Güzel bir yazı olması için güzellik mevzusuna değinmek istedim. Tabi ki içinde güzellik geçmesi bir yazıyı iyi yapmaz. Bu ancak diğer okurların da yazıyı “güzel” olarak algılaması ile birebir alakalıdır. Tıpkı sanat eseri gibi bu yazıyı okuyan başka yazıya nazaran bir güzellik derecesi biçer; sonunda ya beğenir ya da beğenmez. Yani bir şeyin güzel olduğu başka şeylere göre belirlenir!
“Güzel nedir?” mevzusuna felsefeciler farklı açılardan bakmışlar. Bir solukta, kafa karıştırmadan değinelim.
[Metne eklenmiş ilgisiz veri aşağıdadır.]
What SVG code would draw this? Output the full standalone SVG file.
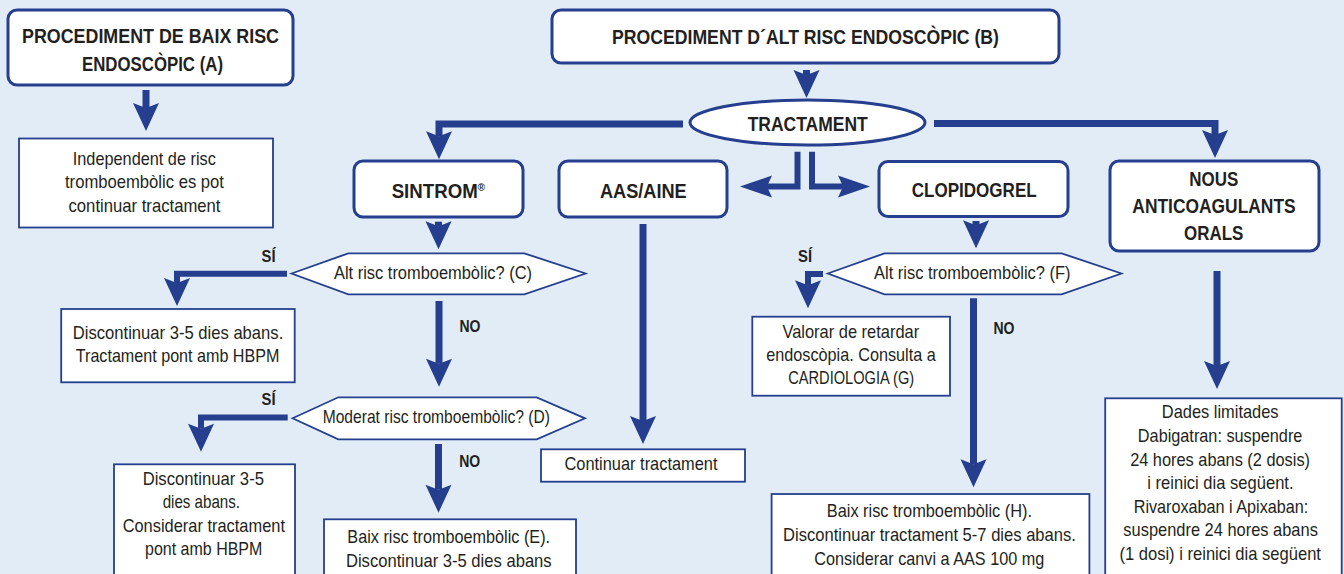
<svg xmlns="http://www.w3.org/2000/svg" width="1344" height="574" viewBox="0 0 1344 574">
<style>
.bg{fill:#E2ECF7}
.rn{fill:#fff;stroke:#253F8E;stroke-width:3}
.bx{fill:#fff;stroke:#253F8E;stroke-width:1.8}
.hx{fill:#fff;stroke:#253F8E;stroke-width:1.8}
.b{font-family:"Liberation Sans",Arial,sans-serif;font-weight:bold;font-size:21px;fill:#231F20;text-anchor:middle}
.lb{font-family:"Liberation Sans",Arial,sans-serif;font-weight:bold;font-size:16.5px;fill:#231F20;text-anchor:middle}
.t{font-family:"Liberation Sans",Arial,sans-serif;font-size:18.5px;fill:#231F20;text-anchor:middle}
.c{fill:none;stroke:#253F8E;stroke-width:7;stroke-linejoin:miter}
.cs{fill:none;stroke:#253F8E;stroke-width:6;stroke-linejoin:miter}
</style>
<defs>
<marker id="ah" markerUnits="userSpaceOnUse" viewBox="-10 -20 40 40" markerWidth="40" markerHeight="40" refX="0" refY="0" orient="auto" overflow="visible">
<path d="M-5,-13 L23,0 L-5,13 L0,0 Z" fill="#253F8E"/>
</marker>
<marker id="ah2" markerUnits="userSpaceOnUse" viewBox="-10 -20 40 40" markerWidth="40" markerHeight="40" refX="0" refY="0" orient="auto" overflow="visible">
<path d="M-9,-11 L23,0 L-9,11 L-4,0 Z" fill="#253F8E"/>
</marker>
</defs>
<rect class="bg" x="0" y="0" width="1344" height="574"/>

<g id="connectors">
<path class="c" d="M146,90 V108" marker-end="url(#ah)"/>
<path class="c" d="M806.5,70 V75" marker-end="url(#ah)"/>
<path class="c" d="M683,124 H439 V136.3" marker-end="url(#ah)"/>
<path class="c" d="M934,123.5 H1215 V135" marker-end="url(#ah)"/>
<path class="cs" d="M797.5,151.7 V186.5 H763" marker-end="url(#ah2)"/>
<path class="cs" d="M812,151.7 V186.5 H847" marker-end="url(#ah2)"/>
<path class="c" d="M438.5,221.7 V226.3" marker-end="url(#ah)"/>
<path class="c" d="M643,224 V421" marker-end="url(#ah)"/>
<path class="c" d="M976,221 V225.3" marker-end="url(#ah)"/>
<path class="c" d="M1217,271 V366" marker-end="url(#ah)"/>
<path class="cs" d="M287,273.8 H177 V283" marker-end="url(#ah)"/>
<path class="c" d="M439,301 V363.7" marker-end="url(#ah)"/>
<path class="cs" d="M287.7,417.5 H201 V428.7" marker-end="url(#ah)"/>
<path class="c" d="M438.5,444 V489.7" marker-end="url(#ah)"/>
<path class="cs" d="M823,274 H808 V285.3" marker-end="url(#ah)"/>
<path class="c" d="M973.5,298.3 V464.3" marker-end="url(#ah)"/>
<text class="lb" x="268.5" y="261.7" textLength="14" lengthAdjust="spacingAndGlyphs">SÍ</text>
<text class="lb" x="470" y="331.7" textLength="21" lengthAdjust="spacingAndGlyphs">NO</text>
<text class="lb" x="268.5" y="405" textLength="14" lengthAdjust="spacingAndGlyphs">SÍ</text>
<text class="lb" x="469.7" y="467.3" textLength="21" lengthAdjust="spacingAndGlyphs">NO</text>
<text class="lb" x="805" y="261.7" textLength="14" lengthAdjust="spacingAndGlyphs">SÍ</text>
<text class="lb" x="1004" y="334.3" textLength="21" lengthAdjust="spacingAndGlyphs">NO</text>
</g>

<g id="nodeA">
<rect class="rn" x="8" y="10" width="285" height="75" rx="9"/>
<text class="b" x="150.5" y="43" textLength="257" lengthAdjust="spacingAndGlyphs">PROCEDIMENT DE BAIX RISC</text>
<text class="b" x="152.5" y="71" textLength="141" lengthAdjust="spacingAndGlyphs">ENDOSCÒPIC (A)</text>
</g>

<g id="nodeB">
<rect class="rn" x="552" y="10" width="507" height="53" rx="9"/>
<text class="b" x="805.5" y="44" textLength="387" lengthAdjust="spacingAndGlyphs">PROCEDIMENT D´ALT RISC ENDOSCÒPIC (B)</text>
</g>

<g id="nodeTractament">
<ellipse class="rn" cx="807.5" cy="122.5" rx="117.5" ry="22.5"/>
<text class="b" x="807.7" y="130.7" textLength="120" lengthAdjust="spacingAndGlyphs">TRACTAMENT</text>
</g>

<g id="nodeIndependent">
<rect class="bx" x="19" y="138.5" width="254" height="89"/>
<text class="t" x="144.3" y="165" textLength="143" lengthAdjust="spacingAndGlyphs">Independent de risc</text>
<text class="t" x="144.5" y="188.3" textLength="159" lengthAdjust="spacingAndGlyphs">tromboembòlic es pot</text>
<text class="t" x="144.5" y="211.7" textLength="152" lengthAdjust="spacingAndGlyphs">continuar tractament</text>
</g>

<g id="nodeSintrom">
<rect class="rn" x="354" y="161" width="169" height="56" rx="9"/>
<text class="b" x="438.3" y="197.7" textLength="93.3" lengthAdjust="spacingAndGlyphs">SINTROM<tspan style="font-size:11px" dy="-7">®</tspan></text>
</g>

<g id="nodeAAS">
<rect class="rn" x="559" y="161" width="168" height="56" rx="9"/>
<text class="b" x="643.3" y="198" textLength="86.7" lengthAdjust="spacingAndGlyphs">AAS/AINE</text>
</g>

<g id="nodeClopidogrel">
<rect class="rn" x="879" y="161.5" width="189" height="55" rx="9"/>
<text class="b" x="974.2" y="197.3" textLength="125" lengthAdjust="spacingAndGlyphs">CLOPIDOGREL</text>
</g>

<g id="nodeNous">
<rect class="rn" x="1110" y="161" width="209" height="90" rx="9"/>
<text class="b" x="1213.8" y="186" textLength="49" lengthAdjust="spacingAndGlyphs">NOUS</text>
<text class="b" x="1214" y="213.3" textLength="163.3" lengthAdjust="spacingAndGlyphs">ANTICOAGULANTS</text>
<text class="b" x="1213.7" y="240" textLength="59.3" lengthAdjust="spacingAndGlyphs">ORALS</text>
</g>

<g id="nodeC">
<polygon class="hx" points="291.6,273.5 348.3,253.3 524.3,253.3 585.5,273.5 524.3,294.3 348.3,294.3"/>
<text class="t" x="433" y="279.3" textLength="198" lengthAdjust="spacingAndGlyphs">Alt risc tromboembòlic? (C)</text>
</g>

<g id="nodeCsi">
<rect class="bx" x="61.2" y="309" width="233.5" height="73.3"/>
<text class="t" x="178" y="339.3" textLength="210.5" lengthAdjust="spacingAndGlyphs">Discontinuar 3-5 dies abans.</text>
<text class="t" x="177.6" y="361.7" textLength="203.6" lengthAdjust="spacingAndGlyphs">Tractament pont amb HBPM</text>
</g>

<g id="nodeD">
<polygon class="hx" points="292.6,418.3 338.3,397.3 536.7,397.3 585,418.3 536.7,439.3 338.3,439.3"/>
<text class="t" x="436.3" y="423.3" textLength="227.3" lengthAdjust="spacingAndGlyphs">Moderat risc tromboembòlic? (D)</text>
</g>

<g id="nodeDsi">
<rect class="bx" x="114" y="464.3" width="181" height="125"/>
<text class="t" x="203.3" y="485" textLength="121.3" lengthAdjust="spacingAndGlyphs">Discontinuar 3-5</text>
<text class="t" x="201.3" y="508.3" textLength="77.3" lengthAdjust="spacingAndGlyphs">dies abans.</text>
<text class="t" x="203.8" y="531.7" textLength="162.3" lengthAdjust="spacingAndGlyphs">Considerar tractament</text>
<text class="t" x="203.7" y="555" textLength="117.3" lengthAdjust="spacingAndGlyphs">pont amb HBPM</text>
</g>

<g id="nodeE">
<rect class="bx" x="324" y="519.3" width="252" height="70"/>
<text class="t" x="448.7" y="543.3" textLength="202.7" lengthAdjust="spacingAndGlyphs">Baix risc tromboembòlic (E).</text>
<text class="t" x="448.8" y="566.7" textLength="205.7" lengthAdjust="spacingAndGlyphs">Discontinuar 3-5 dies abans</text>
</g>

<g id="nodeContinuar">
<rect class="bx" x="541" y="449.3" width="204" height="32.4"/>
<text class="t" x="641" y="470" textLength="153" lengthAdjust="spacingAndGlyphs">Continuar tractament</text>
</g>

<g id="nodeF">
<polygon class="hx" points="827.8,273.5 884.5,253.3 1061.6,253.3 1121.4,273.5 1061.6,294.3 884.5,294.3"/>
<text class="t" x="972.3" y="278.7" textLength="196.5" lengthAdjust="spacingAndGlyphs">Alt risc tromboembòlic? (F)</text>
</g>

<g id="nodeG">
<rect class="bx" x="752.3" y="316.7" width="197.7" height="79"/>
<text class="t" x="850.8" y="338.3" textLength="136.7" lengthAdjust="spacingAndGlyphs">Valorar de retardar</text>
<text class="t" x="851" y="361" textLength="169.5" lengthAdjust="spacingAndGlyphs">endoscòpia. Consulta a</text>
<text class="t" x="851.2" y="384.3" textLength="126" lengthAdjust="spacingAndGlyphs">CARDIOLOGIA (G)</text>
</g>

<g id="nodeH">
<rect class="bx" x="771.6" y="494" width="317.8" height="95"/>
<text class="t" x="929.4" y="517.3" textLength="205.3" lengthAdjust="spacingAndGlyphs">Baix risc tromboembòlic (H).</text>
<text class="t" x="929.5" y="541" textLength="292.8" lengthAdjust="spacingAndGlyphs">Discontinuar tractament 5-7 dies abans.</text>
<text class="t" x="929.3" y="565" textLength="230" lengthAdjust="spacingAndGlyphs">Considerar canvi a AAS 100 mg</text>
</g>

<g id="nodeDades">
<rect class="bx" x="1105.2" y="398.3" width="236.5" height="190"/>
<text class="t" x="1220.2" y="418.3" textLength="116.7" lengthAdjust="spacingAndGlyphs">Dades limitades</text>
<text class="t" x="1220.1" y="441.7" textLength="164.5" lengthAdjust="spacingAndGlyphs">Dabigatran: suspendre</text>
<text class="t" x="1220.1" y="465.7" textLength="179.9" lengthAdjust="spacingAndGlyphs">24 hores abans (2 dosis)</text>
<text class="t" x="1220.4" y="489.3" textLength="146.3" lengthAdjust="spacingAndGlyphs">i reinici dia següent.</text>
<text class="t" x="1221" y="513.3" textLength="174.5" lengthAdjust="spacingAndGlyphs">Rivaroxaban i Apixaban:</text>
<text class="t" x="1220.6" y="536" textLength="194.5" lengthAdjust="spacingAndGlyphs">suspendre 24 hores abans</text>
<text class="t" x="1220.2" y="560" textLength="201.5" lengthAdjust="spacingAndGlyphs">(1 dosi) i reinici dia següent</text>
</g>
</svg>
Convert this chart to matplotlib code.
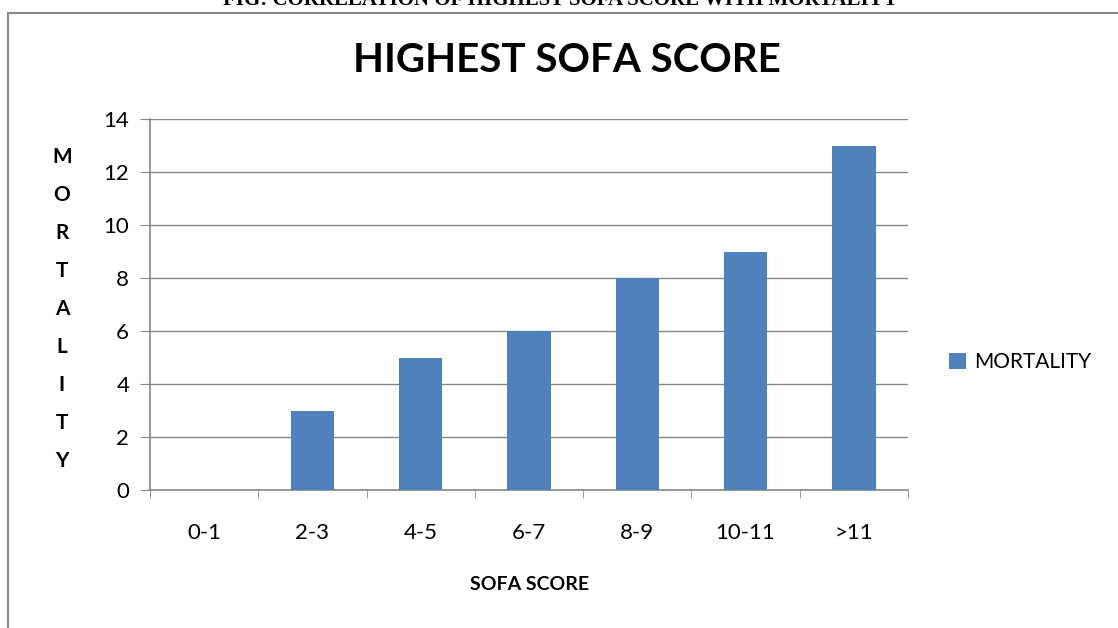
import matplotlib
matplotlib.use("Agg")
import matplotlib.pyplot as plt
from matplotlib.lines import Line2D
import numpy as np

categories = ["0-1", "2-3", "4-5", "6-7", "8-9", "10-11", ">11"]
mortality = [0, 3, 5, 6, 8, 9, 13]
y_ticks = [0, 2, 4, 6, 8, 10, 12, 14]

bar_color = "#4F81BD"
grid_color = "#868686"
font = ["Lato", "DejaVu Sans"]

fig = plt.figure(figsize=(11.18, 6.28), dpi=100)
ax = fig.add_axes([150 / 1118, 1 - 490 / 628, 758 / 1118, 371 / 628])

x = np.arange(len(categories))
ax.bar(x, mortality, width=0.4, color=bar_color, label="MORTALITY", zorder=3)

ax.set_xlim(-0.5, len(categories) - 0.5)
ax.set_ylim(0, 14)
ax.set_yticks(y_ticks)
ax.set_yticklabels([str(v) for v in y_ticks], fontsize=16, family=font)
ax.set_xticks(x)
ax.set_xticklabels(categories, fontsize=16, family=font)
ax.tick_params(axis="x", length=0, pad=24)
ax.set_xticks(np.arange(-0.5, len(categories)), minor=True)
ax.tick_params(axis="x", which="minor", length=6, color=grid_color, direction="out")
ax.tick_params(axis="y", length=7, color=grid_color, direction="out", pad=8)

ax.grid(axis="y", color=grid_color, lw=1, zorder=0)
for side in ["top", "right"]:
    ax.spines[side].set_visible(False)
for side in ["left", "bottom"]:
    ax.spines[side].set_color(grid_color)
    ax.spines[side].set_linewidth(1.2)

fig.text(567 / 1118, 1 - 60 / 628, "HIGHEST SOFA SCORE", ha="center", va="center",
         fontsize=29, fontweight="bold", family=font)
fig.text(530 / 1118, 1 - 585 / 628, "SOFA SCORE", ha="center", va="center",
         fontsize=14, fontweight="bold", family=font)
fig.text(62 / 1118, 1 - 309 / 628, "\n".join("MORTALITY"), ha="center", va="center",
         fontsize=15, fontweight="bold", family=font, linespacing=2.12)

leg = ax.legend(loc="center left", bbox_to_anchor=(1.03, 0.345), frameon=False,
                prop={"family": font, "size": 15}, handlelength=0.8, handleheight=0.8,
                handletextpad=0.4)

# page frame and clipped caption
fig.add_artist(Line2D([8 / 1118, 8 / 1118], [0, 1 - 13 / 628], color="#888888", lw=1.5))
fig.add_artist(Line2D([8 / 1118, 1], [1 - 13 / 628, 1 - 13 / 628], color="#888888", lw=1.5))
fig.text(560 / 1118, 1.0, "FIG: CORRELATION OF HIGHEST SOFA SCORE WITH MORTALITY",
         ha="center", va="center", fontsize=15, fontweight="bold", family="Liberation Serif")

fig.savefig("out.png", dpi=100)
Pythagoras, güzel olanın uyumluluk olduğunu; Herakleitos, uyumun zıtlıklarla sağlanabileceğini; Empedokles, güzellikle sevgi-aşk arasındaki ilişkiyi; Demokritos, güzeli doğada değil insanda aramak gerektiğini; Sokrates, asıl güzelliğin ruh güzelliği olduğunu ve iyi ile arasında sıkı bir bağ bulunduğunu; Platon, fertlerdeki güzelliğin değişmeyen güzel olanın yansımaları olduğunu; Aristoteles, güzelliğin nesneden kaynaklandığını ve sanatların taklit olduğunu söyler.
Kafalar karıştı ise düşünceye dalmak için biraz daha karıştıralım! Gazali, “Her şeyin güzelliği, kendisinde olması gereken kemale sahip olup olmamasına bağlıdır. O halde kendisi için mümkün ve gerekli bütün olgunluk ve kemallere ulaşabilmiş bir şey, güzelliğin doruğunda demektir,” der. İslam sanatlarında estetik ve güzellik kavramları sadece göze hitap etmez. Derin ve geniş olarak hayatın her veçhesini içine alacak şekildedir. Bütün sanat formları özünde “Asıl ve Değişmez Güzel Olan”ı anlamaya çalışır.
Fuzûlî'nin güzel hakkındaki görüşünü başka zamana saklayıp nihayete erdirelim. Sokrates’in hayatına dair 1971 yapımı TV filminde replik de olsa Sokrates sorar: "Bir şeyi başka bir şeye kıyasla güzel diyorsa insan, o şey hem güzel hem de çirkin nasıl olabilir? O halde asıl 'güzel' nedir?"